On 27 July 2011 the Thai Embassy in Canberra was involved in organising a very interesting meeting at University House at the Australian National University (the photo above shows a much earlier gathering of Thai students in Canberra).

The guest of honour was Surapong Jayanama, Director of the Saranrom Institute of Foreign Affairs, which is funded by Thailand’s Ministry of Foreign Affairs to “facilitating interchange on foreign policy issues and to fostering a better appreciation and understanding of international affairs.” Surapong, who was formally formerly ambassador to Germany, is closely linked to outspoken critics of Thaksin Shinawatra, including his brother Asda Jayanama and former Foreign Minister, Kasit Piromya. Surapong is no stranger to the ANU, having previously led the post-coup public relations delegation on its visit to the National Thai Studies Centre in August 2007.

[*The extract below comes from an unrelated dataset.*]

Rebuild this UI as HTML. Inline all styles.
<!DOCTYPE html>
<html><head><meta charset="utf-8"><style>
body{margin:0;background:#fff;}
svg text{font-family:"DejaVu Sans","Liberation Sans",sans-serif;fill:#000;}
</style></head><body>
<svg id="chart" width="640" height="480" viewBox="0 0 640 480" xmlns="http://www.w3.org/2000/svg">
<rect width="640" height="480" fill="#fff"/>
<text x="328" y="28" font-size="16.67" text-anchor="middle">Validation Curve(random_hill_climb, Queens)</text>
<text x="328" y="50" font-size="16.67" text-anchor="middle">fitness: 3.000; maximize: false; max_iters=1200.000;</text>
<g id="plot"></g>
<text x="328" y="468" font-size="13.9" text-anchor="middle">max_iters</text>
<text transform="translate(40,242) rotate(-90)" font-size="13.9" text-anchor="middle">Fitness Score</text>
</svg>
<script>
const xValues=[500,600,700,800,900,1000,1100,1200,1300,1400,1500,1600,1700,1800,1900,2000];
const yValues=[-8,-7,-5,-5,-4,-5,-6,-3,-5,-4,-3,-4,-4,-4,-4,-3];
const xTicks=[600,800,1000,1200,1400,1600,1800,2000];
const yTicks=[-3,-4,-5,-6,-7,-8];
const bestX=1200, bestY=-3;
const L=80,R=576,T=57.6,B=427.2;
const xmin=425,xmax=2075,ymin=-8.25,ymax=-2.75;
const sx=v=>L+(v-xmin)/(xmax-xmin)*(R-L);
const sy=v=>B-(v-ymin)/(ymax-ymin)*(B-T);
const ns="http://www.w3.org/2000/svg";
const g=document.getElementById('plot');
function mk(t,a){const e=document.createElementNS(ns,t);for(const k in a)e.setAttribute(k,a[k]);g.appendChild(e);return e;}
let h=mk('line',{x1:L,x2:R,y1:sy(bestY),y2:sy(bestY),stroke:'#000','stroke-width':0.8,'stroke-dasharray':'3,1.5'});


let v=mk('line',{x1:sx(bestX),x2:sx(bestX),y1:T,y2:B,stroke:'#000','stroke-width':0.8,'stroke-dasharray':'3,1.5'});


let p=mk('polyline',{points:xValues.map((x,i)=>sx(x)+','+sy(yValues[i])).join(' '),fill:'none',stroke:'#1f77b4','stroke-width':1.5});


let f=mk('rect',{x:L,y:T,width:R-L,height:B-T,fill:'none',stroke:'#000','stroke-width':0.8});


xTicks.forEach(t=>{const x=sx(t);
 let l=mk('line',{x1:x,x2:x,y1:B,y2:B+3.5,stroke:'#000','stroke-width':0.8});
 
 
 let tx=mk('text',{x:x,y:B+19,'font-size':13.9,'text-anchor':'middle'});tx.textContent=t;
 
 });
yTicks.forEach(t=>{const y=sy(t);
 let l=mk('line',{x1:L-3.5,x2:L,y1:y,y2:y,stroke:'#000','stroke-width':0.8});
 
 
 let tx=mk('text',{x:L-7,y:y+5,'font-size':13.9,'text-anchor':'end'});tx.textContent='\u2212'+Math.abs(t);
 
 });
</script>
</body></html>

Thai students from the ANU and the University of Canberra were summoned, via their association’s Facebook page, to meet with Surapong. The Embassy’s education office was also represented. I don’t have the precise details of Surapong’s address to the students, but it included general attacks on Thaksin and a defence of the 2006 coup. Students were urged to defend Thailand and the monarchy from attacks by foreigners and to avoid being influenced by some of the things they may hear about Thailand while studying here in Canberra. The location of the meeting at ANU was no coincidence, given Surapong’s concern that academics associated with New Mandala were involved in activities that were unfriendly to Thailand. I understand that I was referred to in very impolite terms (apparently Surapong has something of a reputation for his use of colourful language).

I have no problems with universities being used as a place for discussion and debate of contentious issues. But this meeting strikes me as being a little strange for two reasons.

First, this meeting took place more than three weeks after the July 3 election. Why is the Director of a government-funded institute involved in attacking figures who are very close to the new government and defending an illegal coup against the new government’s political allies in 2006? I can accept that figures like Surapong may have little respect for the constitutional rule of law but surely some respect towards the incoming government would be appropriate, especially given Surapong’s close association with the Ministry of Foreign Affairs.

Second, why are Thai government representatives involved in back-room attempts to influence or guide the thinking of students studying in Australia? International students come to Australia to participate in a free and open academic culture. They come with diverse political views and, no doubt, they leave with a similarly diverse mix of opinions. That’s what education is all about. Thai government officials would be very welcome to come to universities in Australia and present their points of view and engage in open debate. But this sort of behind-the-scenes cajoling of students (many of whom are on Thai government-funded scholarships) is not welcome in Australia’s open and inclusive academic culture.